Denial of Medical Treatment
At some point medical treatment the Maryland injured worker is receiving may be cut of by the workers compensation adjuster. This could come unexpectedly often occurring when the injured worker was thinking the case was moving along just fine. If treatment is denied it usually indicates that the adjuster is reviewing the case expenses and the natural progression of the treatment and is now ready to start putting up a fight. This is not the end-all-be-all of the case and what the adjuster does and says is certainly not law. This is the time to lawyer up and call a qualified Maryland workers comp attorney. If the injured worker is serious about getting the treatment being prescribed a lawyer can help.
Second Opinion or Independent Medical Evaluation (IME)
At some point the adjuster may schedule the injured worker for what they refer to as a Second Opinion or an Independent Medical Evaluation. This is never good news. These are scheduled only for the adjusters benefit and it should be known by every injured Maryland worker the IME doctor is most often not going to review the case the same as if they were the treating doctor themselves. The injured worker is obligated to attend the IME however they are not obligated to go out of their way to obtain medical films or records, nor are they obligated to attend an IME that has been scheduled for a time that is unreasonable.
The purpose of the IME is to obtain a medical opinion that the insurance company can rely on when they deny the treatment being recommended. IME’s are the Maryland insurance adjusters evidence and support for their arguments going forward. If an IME is schedule the injured worker should expect that a treatment denial will shortly follow.F
Lost Wages Benefits While Out of Work
Temporary Total Disability benefits are paid to injured Maryland employees while they are unable to work according to a doctors orders. IME’s are also used by the workers compensation insurance company to deny payment of lost wages or temporary total disability. Often a treating physician will hold the injured worker out of work so that the injured can get the rest and treatment necessary for optimal recovery. If the out of work period lasts for an extended period of time then the adjuster may schedule an IME and request the IME physician comment on the injured employees work capacity. Sometimes all the treatment is approved however the adjuster focuses her time and energy on the indemnity portion of the case and is simply not willing to pay the Maryland injured worker. In order for the adjuster to form her argument against paying temporary total benefits she will schedule an IME.
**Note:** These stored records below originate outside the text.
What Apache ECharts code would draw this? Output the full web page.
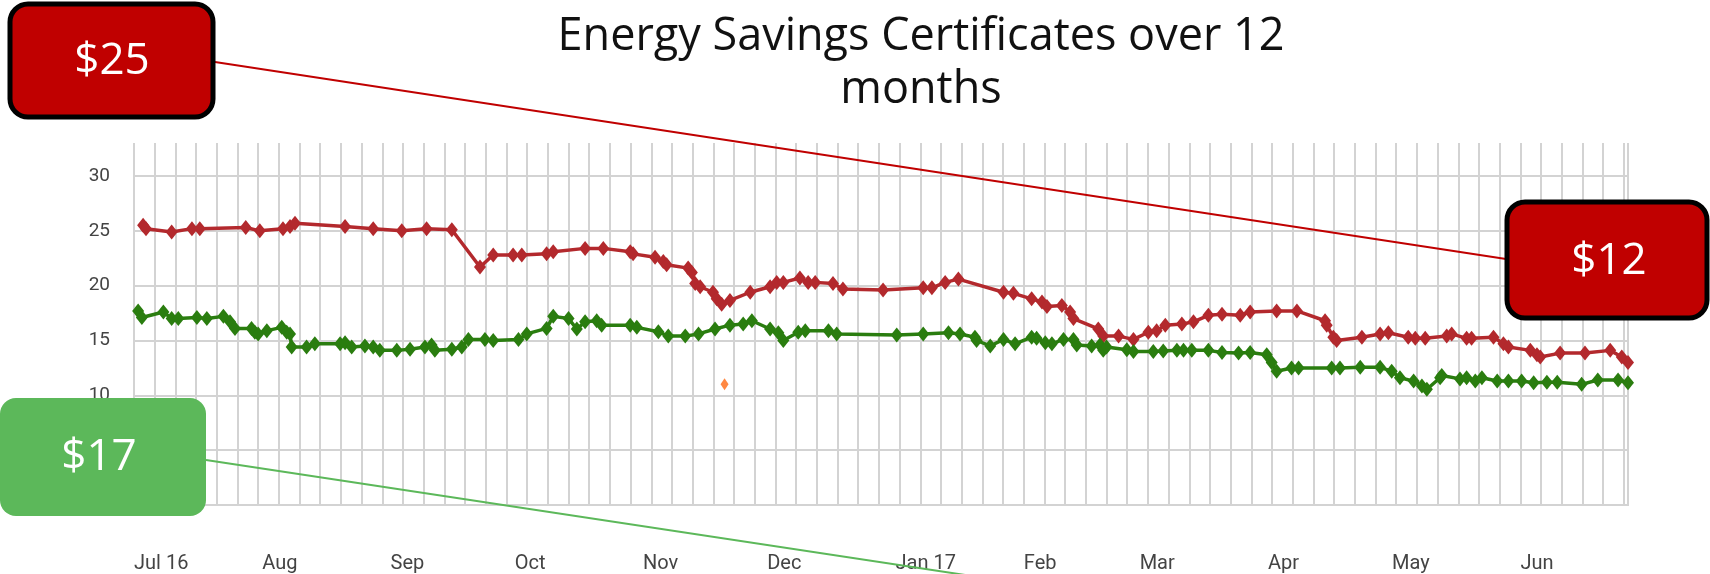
<!DOCTYPE html>
<html>
<head>
<meta charset="utf-8">
<title>Energy Savings Certificates over 12 months</title>
<script src="https://cdn.jsdelivr.net/npm/echarts@6/dist/echarts.min.js"></script>
<style>
  html, body { margin: 0; padding: 0; background: #fff; }
  #chart { width: 1710px; height: 574px; }
</style>
</head>
<body>
<div id="chart"></div>
<script>
  // days counted from 1 Jul 2016
  var monthDays = [0, 31, 62, 92, 123, 153, 184, 215, 243, 274, 304, 335];
  var monthLabels = ['Jul 16', 'Aug', 'Sep', 'Oct', 'Nov', 'Dec', 'Jan 17', 'Feb', 'Mar', 'Apr', 'May', 'Jun'];
  var yTicks = [0, 5, 10, 15, 20, 25, 30];

  var redDay = [2.2, 2.9, 9.1, 14.0, 15.9, 27.0, 30.4, 36.0, 37.7, 38.9, 51.0, 57.8, 64.7, 70.7, 76.8,
    83.6, 86.8, 91.6, 93.7, 99.7, 101.3, 109.0, 113.4, 119.9, 120.6, 125.9, 127.9, 128.7, 133.9, 134.8,
    135.6, 136.8, 139.9, 140.8, 142.0, 144.0, 148.9, 153.7, 155.3, 156.9, 160.9, 162.9, 164.6, 168.9,
    171.3, 181.0, 190.7, 192.8, 196.0, 199.2, 210.1, 212.5, 216.9, 219.4, 220.6, 224.2, 226.2, 227.0,
    233.0, 234.2, 237.9, 241.5, 245.1, 247.1, 249.2, 253.2, 256.0, 259.6, 262.9, 267.3, 269.7, 276.1,
    281.0, 287.8, 288.2, 289.8, 290.6, 296.7, 301.1, 303.1, 307.9, 309.6, 312.0, 317.2, 318.4, 322.0,
    323.2, 328.5, 330.9, 332.1, 337.4, 339.0, 339.8, 344.6, 350.6, 356.7, 359.5, 361.0];
  var redVal = [25.5, 25.2, 24.9, 25.2, 25.2, 25.3, 25.0, 25.2, 25.4, 25.7, 25.4, 25.2, 25.0, 25.2, 25.1,
    21.7, 22.8, 22.8, 22.8, 22.9, 23.1, 23.4, 23.4, 23.1, 22.9, 22.6, 22.2, 21.9, 21.6, 21.2,
    20.2, 19.9, 19.4, 18.8, 18.3, 18.65, 19.4, 19.9, 20.3, 20.3, 20.7, 20.3, 20.3, 20.2,
    19.7, 19.6, 19.8, 19.8, 20.3, 20.6, 19.4, 19.3, 18.8, 18.5, 18.1, 18.2, 17.6, 17.0,
    16.05, 15.4, 15.4, 15.1, 15.75, 15.9, 16.4, 16.5, 16.7, 17.3, 17.4, 17.3, 17.6, 17.7,
    17.7, 16.8, 16.4, 15.3, 15.0, 15.3, 15.6, 15.7, 15.3, 15.2, 15.2, 15.4, 15.6, 15.2,
    15.2, 15.3, 14.7, 14.4, 14.1, 13.7, 13.5, 13.85, 13.85, 14.1, 13.5, 13.0];

  var greenDay = [1.0, 1.9, 7.1, 9.1, 10.7, 15.2, 17.6, 21.6, 23.2, 24.4, 28.4, 29.2, 30.0, 32.1, 35.7,
    36.9, 37.7, 38.1, 41.7, 43.7, 49.8, 51.0, 52.6, 55.8, 57.8, 59.4, 63.5, 66.7, 70.3, 71.9, 72.7,
    76.8, 79.2, 80.8, 84.8, 86.8, 92.9, 94.9, 99.7, 101.3, 105.0, 107.0, 109.0, 111.8, 113.0, 119.9,
    121.5, 126.7, 129.1, 133.2, 136.4, 140.4, 144.0, 147.2, 149.3, 153.7, 155.7, 156.9, 160.5, 162.2,
    167.8, 169.8, 184.3, 190.7, 196.8, 199.6, 203.2, 203.6, 206.9, 210.1, 212.9, 216.9, 218.1, 220.2,
    221.8, 224.6, 227.0, 227.8, 231.4, 233.4, 234.2, 235.0, 239.9, 241.5, 246.3, 248.7, 252.0, 253.6,
    255.6, 259.6, 262.9, 266.9, 269.7, 273.7, 274.9, 276.1, 279.7, 281.4, 289.4, 291.4, 296.3, 301.1,
    303.9, 305.9, 309.2, 311.2, 312.4, 315.6, 316.0, 320.4, 322.0, 324.1, 325.7, 329.4, 332.1, 335.3,
    338.2, 341.4, 343.9, 349.8, 353.7, 358.6, 361.0];
  var greenVal = [17.7, 17.1, 17.6, 17.0, 17.0, 17.1, 17.0, 17.2, 16.7, 16.1, 16.1, 15.75, 15.6, 15.9, 16.2,
    15.75, 15.6, 14.4, 14.4, 14.7, 14.7, 14.8, 14.4, 14.5, 14.4, 14.1, 14.1, 14.2, 14.4, 14.6, 14.1,
    14.2, 14.4, 15.1, 15.1, 15.0, 15.1, 15.6, 16.1, 17.2, 17.0, 16.05, 16.7, 16.8, 16.4, 16.4,
    16.2, 15.8, 15.4, 15.4, 15.6, 16.05, 16.4, 16.5, 16.8, 16.05, 15.7, 15.0, 15.75, 15.9,
    15.9, 15.6, 15.5, 15.6, 15.7, 15.6, 15.3, 15.0, 14.5, 15.1, 14.7, 15.3, 15.2, 14.8,
    14.7, 15.1, 15.1, 14.6, 14.5, 14.6, 14.1, 14.4, 14.15, 14.0, 14.0, 14.05, 14.1, 14.1,
    14.1, 14.1, 13.9, 13.85, 13.9, 13.7, 13.0, 12.2, 12.5, 12.5, 12.5, 12.5, 12.55, 12.55,
    12.2, 11.6, 11.3, 10.85, 10.55, 11.6, 11.8, 11.5, 11.6, 11.3, 11.6, 11.3, 11.3, 11.3,
    11.15, 11.2, 11.2, 11.0, 11.4, 11.4, 11.15];

  var orangeDay = [142.7];
  var orangeVal = [11.0];

  var callouts = ['$25', '$12', '$17'];

  function pairs(xs, ys) {
    return xs.map(function (x, i) { return [x, ys[i]]; });
  }

  var chart = echarts.init(document.getElementById('chart'));

  var lineSeries = function (name, xs, ys, color) {
    return {
      name: name,
      type: 'line',
      xAxisIndex: 1,
      yAxisIndex: 1,
      data: pairs(xs, ys),
      symbol: 'diamond',
      symbolSize: [12, 15],
      showAllSymbol: true,
      clip: false,
      itemStyle: { color: color },
      lineStyle: { color: color, width: 3.5 }
    };
  };

  chart.setOption({
    animation: false,
    title: {
      text: 'Energy Savings Certificates over 12\nmonths',
      left: 916,
      top: 6,
      textAlign: 'center',
      textStyle: {
        fontFamily: 'Open Sans',
        fontWeight: 'normal',
        fontSize: 45,
        lineHeight: 53,
        color: '#111'
      }
    },
    grid: [
      { left: 134, right: 82, top: 143, bottom: 68 },
      { left: 134, right: 82, top: 176, bottom: 68 }
    ],
    xAxis: [
      {
        gridIndex: 0, type: 'value', min: 0, max: 361, interval: 5,
        axisLine: { show: false }, axisTick: { show: false }, axisLabel: { show: false },
        splitLine: { show: true, lineStyle: { color: '#d3d3d3', width: 2 } }
      },
      {
        gridIndex: 1, type: 'value', min: 0, max: 361,
        axisLine: { show: false }, axisTick: { show: false },
        splitLine: { show: false },
        axisLabel: {
          customValues: monthDays,
          formatter: function (v) { return monthLabels[monthDays.indexOf(v)]; },
          align: 'left',
          margin: 49,
          fontFamily: 'Roboto',
          fontSize: 20,
          color: '#444'
        }
      }
    ],
    yAxis: [
      { gridIndex: 0, type: 'value', min: 0, max: 1, show: false },
      {
        gridIndex: 1, type: 'value', min: 0, max: 30, interval: 5,
        axisLine: { show: false }, axisTick: { show: false },
        axisLabel: {
          customValues: yTicks,
          margin: 24,
          fontFamily: 'Roboto',
          fontSize: 19,
          color: '#444'
        },
        splitLine: { show: true, lineStyle: { color: '#d3d3d3', width: 2 } }
      }
    ],
    series: [
      lineSeries('red', redDay, redVal, '#b3292d'),
      lineSeries('green', greenDay, greenVal, '#2a7d0f'),
      {
        name: 'orange',
        type: 'scatter',
        xAxisIndex: 1,
        yAxisIndex: 1,
        data: pairs(orangeDay, orangeVal),
        symbol: 'diamond',
        symbolSize: [8, 12],
        itemStyle: { color: '#ff6a13' }
      }
    ],
    graphic: [
      { type: 'line', z: 100, shape: { x1: 215, y1: 62, x2: 1506, y2: 259 }, style: { stroke: '#c00000', lineWidth: 2 } },
      { type: 'line', z: 100, shape: { x1: 206, y1: 460, x2: 985, y2: 578 }, style: { stroke: '#5cb85a', lineWidth: 2 } },
      { type: 'rect', z: 101, shape: { x: 10, y: 4, width: 203, height: 113, r: 18 }, style: { fill: '#c00000', stroke: '#000', lineWidth: 5 } },
      { type: 'text', z: 102, x: 112, y: 61, style: { text: callouts[0], fill: '#fff', fontFamily: 'Open Sans', fontSize: 44, align: 'center', verticalAlign: 'middle' } },
      { type: 'rect', z: 101, shape: { x: 1507, y: 202, width: 200, height: 116, r: 18 }, style: { fill: '#c00000', stroke: '#000', lineWidth: 5 } },
      { type: 'text', z: 102, x: 1609, y: 261, style: { text: callouts[1], fill: '#fff', fontFamily: 'Open Sans', fontSize: 44, align: 'center', verticalAlign: 'middle' } },
      { type: 'rect', z: 101, shape: { x: 0, y: 398, width: 206, height: 118, r: 16 }, style: { fill: '#5cb85a' } },
      { type: 'text', z: 102, x: 99, y: 457, style: { text: callouts[2], fill: '#fff', fontFamily: 'Open Sans', fontSize: 44, align: 'center', verticalAlign: 'middle' } }
    ]
  });
</script>
</body>
</html>
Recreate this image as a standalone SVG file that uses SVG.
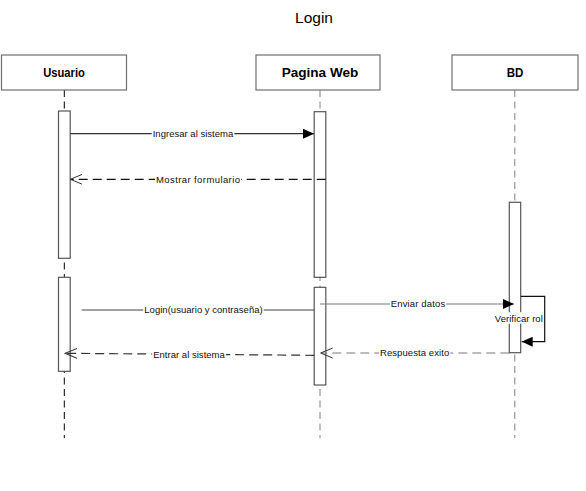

If light duty is being offered by the employer it may be in the best interest of the employee to attempt the light duty. This is something that should be discussed with a good Maryland workers compensation attorney before deciding.
Health Insurance versus Workers Comp Insurance
The most common sense resolution often enters the mind of the injured worker when the workers compensation insurer denies treatment- Why can’t I just use my health insurance for treatment? It is sometimes the better alternative if the health insurer is willing to pay to do so; however this decision should not be made without consulting a Maryland attorney first. More often than not if there is a work injury involved the health insurer only willingly pays after the treatment has been ordered “not related” by the Maryland Workers Compensation Commission. For the injured worker this means they have to wait until a hearing is requested and takes place at the Commission, often a lengthy period of time.
A person that is injured at work, and is covered under the Maryland Workers Compensation article is obligated to use workers compensation rather than their health insurance. The arduous process can place a great deal of burden on the injured worker. A treatment regime that would take three or four under health insurance could possibly take a year or longer if the workers compensation insurer fights the treatment.
Unfortunately, if the injured workers health insurance will not pay for the treatment then the injured worker is forced to go through some hoops to get the treatment authorized under the workers compensation policy.